Hi, Bill. You're certainly not uncultured! I didn't like operas at one time, but I enjoy them now. I actually wish I had become interested in them earlier in my life. There is a lot to explore in the world of opera.

Linda Crampton (author) from British Columbia, Canada on November 18, 2017:

Thank you very much, Jackie. I appreciate your kindness.

Linda Crampton (author) from British Columbia, Canada on November 18, 2017:

Thanks for the visit, Ann. I must admit that I used to find the idea of sung conversations both strange and silly. I enjoy listening to operas now, though, especially the arias.

Linda Crampton (author) from British Columbia, Canada on November 18, 2017:

Hi, Flourish. I'm not multilingual, but there are ways to see the English lyrics. Some websites publish them. In addition, some opera performances project the English lyrics above the stage during a performance. They call these projections surtitles.

Bill Holland from Olympia, WA on November 18, 2017:

Truthfully, Linda, I have never been to an opera and I just don't see it happening. I'm an un-cultured American bore that way. It was interesting to read about it, but I suspect I'll never go to one. Thanks for the mini-lesson.

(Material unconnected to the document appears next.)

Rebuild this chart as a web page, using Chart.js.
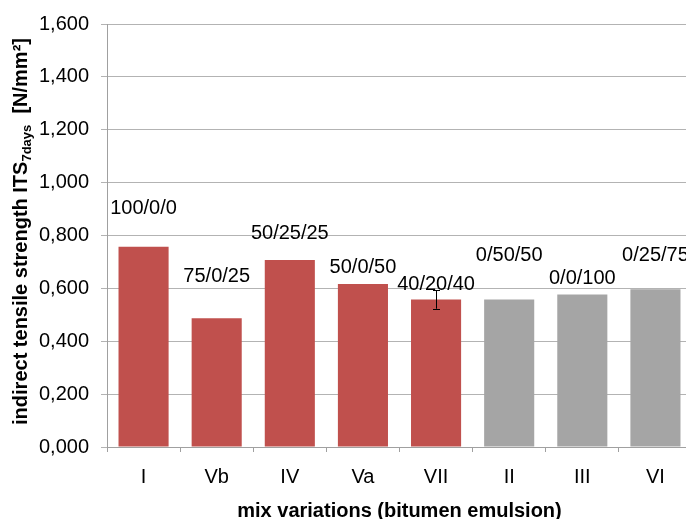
<!DOCTYPE html>
<html><head><meta charset="utf-8">
<script src="https://cdn.jsdelivr.net/npm/chart.js@4/dist/chart.umd.min.js"></script>
<style>
html,body{margin:0;padding:0;overflow:hidden;background:#fff;width:686px;height:519px}
#wrap{width:692px;height:519px;position:relative}
</style></head>
<body><div id="wrap"><canvas id="c"></canvas></div>
<script>
const categories = ['I','Vb','IV','Va','VII','II','III','VI'];
const values = [0.757,0.487,0.707,0.617,0.558,0.558,0.577,0.597];
const groups = ['a','a','a','a','a','b','b','b'];
const mixLabels = ['100/0/0','75/0/25','50/25/25','50/0/50','40/20/40','0/50/50','0/0/100','0/25/75'];
const mixLabelLevels = [0.903,0.646,0.807,0.680,0.616,0.726,0.637,0.726];
const errLow = [null,null,null,null,0.523,null,null,null];
const errHigh = [null,null,null,null,0.593,null,null,null];
const yTicks = [0,0.2,0.4,0.6,0.8,1.0,1.2,1.4,1.6];
const xTitle = 'mix variations (bitumen emulsion)';
const yTitleMain = 'indirect tensile strength ITS';
const yTitleSub = '7days';
const yTitleUnit = '  [N/mm²]';

const FONT = '"Liberation Sans", Arial, sans-serif';
const groupColor = {a:'#C0504D', b:'#A5A5A5'};

const annot = {
  id:'annot',
  afterDatasetsDraw(chart){
    const ctx = chart.ctx, ys = chart.scales.y, meta = chart.getDatasetMeta(0);
    ctx.save();
    // error bars
    ctx.strokeStyle = '#000'; ctx.lineWidth = 1;
    meta.data.forEach((bar,i)=>{
      if(errLow[i]==null) return;
      const x = Math.round(bar.x)+0.5, y1 = ys.getPixelForValue(errLow[i]), y2 = ys.getPixelForValue(errHigh[i]);
      ctx.beginPath();
      ctx.moveTo(x,y1); ctx.lineTo(x,y2);
      ctx.moveTo(x-3.5,Math.round(y1)+0.5); ctx.lineTo(x+3.5,Math.round(y1)+0.5);
      ctx.moveTo(x-3.5,Math.round(y2)+0.5); ctx.lineTo(x+3.5,Math.round(y2)+0.5);
      ctx.stroke();
    });
    // mix labels
    ctx.fillStyle = '#000'; ctx.font = '20px '+FONT; ctx.textAlign='center'; ctx.textBaseline='middle';
    meta.data.forEach((bar,i)=>{
      ctx.fillText(mixLabels[i], bar.x, ys.getPixelForValue(mixLabelLevels[i]));
    });
    // x title
    const ca = chart.chartArea;
    ctx.font = 'bold 20px '+FONT;
    ctx.fillText(xTitle, (ca.left+ca.right)/2, 511);
    // y title with subscript
    ctx.translate(21, (ca.top+ca.bottom)/2 - 4);
    ctx.rotate(-Math.PI/2);
    const fMain = 'bold 20px '+FONT, fSub = 'bold 13px '+FONT;
    ctx.font = fMain; const w1 = ctx.measureText(yTitleMain).width, w3 = ctx.measureText(yTitleUnit).width;
    ctx.font = fSub; const w2 = ctx.measureText(yTitleSub).width;
    let x0 = -(w1+w2+w3)/2;
    ctx.textAlign='left';
    ctx.font = fMain; ctx.fillText(yTitleMain, x0, 0);
    ctx.font = fSub; ctx.fillText(yTitleSub, x0+w1, 6);
    ctx.font = fMain; ctx.fillText(yTitleUnit, x0+w1+w2, 0);
    ctx.restore();
  }
};

new Chart(document.getElementById('c'), {
  type:'bar',
  data:{labels:categories, datasets:[{data:values, backgroundColor:groups.map(g=>groupColor[g]), borderWidth:0, barPercentage:0.685, categoryPercentage:1}]},
  options:{
    responsive:true, maintainAspectRatio:false, animation:false,
    layout:{padding:{top:14,left:0,right:0,bottom:0}},
    plugins:{legend:{display:false}, tooltip:{enabled:false}},
    scales:{
      x:{
        grid:{drawOnChartArea:false, tickLength:5, color:'#a0a0a0', offset:true},
        border:{color:'#a0a0a0'},
        ticks:{font:{size:20, family:FONT}, color:'#000', padding:13},
        afterFit(s){ s.height = 72; }
      },
      y:{
        min:0, max:1.6,
        afterBuildTicks(s){ s.ticks = yTicks.map(v=>({value:v})); },
        grid:{color:'#b3b3b3', tickLength:6},
        border:{color:'#a0a0a0'},
        ticks:{font:{size:20, family:FONT}, color:'#000', padding:12, callback:v=>v.toFixed(3).replace('.',',')},
        afterFit(s){ s.width = 107; }
      }
    }
  },
  plugins:[annot]
});
</script>
</body></html>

Jackie Lynnley from the beautiful south on November 18, 2017:

So well done Linda and love the videos but especially the photos. All put together as real art.

Ann Carr from SW England on November 18, 2017:

Thanks for this marvellous exposé of Rigoletto, Linda. I'm not a fan of opera, which is a bit silly to say as I've never been to one.

I'd rather go to a play where I can understand the words! A sung conversation just seems rather strange. However, I hope I do see an opera sometime as I can at least then have an informed opinion. I think the costume and scenery would be magnificent though.

What a sad and horrific story this one is! Thanks again for educating me.


FlourishAnyway from USA on November 18, 2017:

Poor Gilda is really the sucker, isn't she. You've done a marvelous job at explaining the plot, and I don't know how you do it with it being a non-English musical. Do they put up translations that you follow along to when you attend or are you multi-lingual? Either way, it's impressive.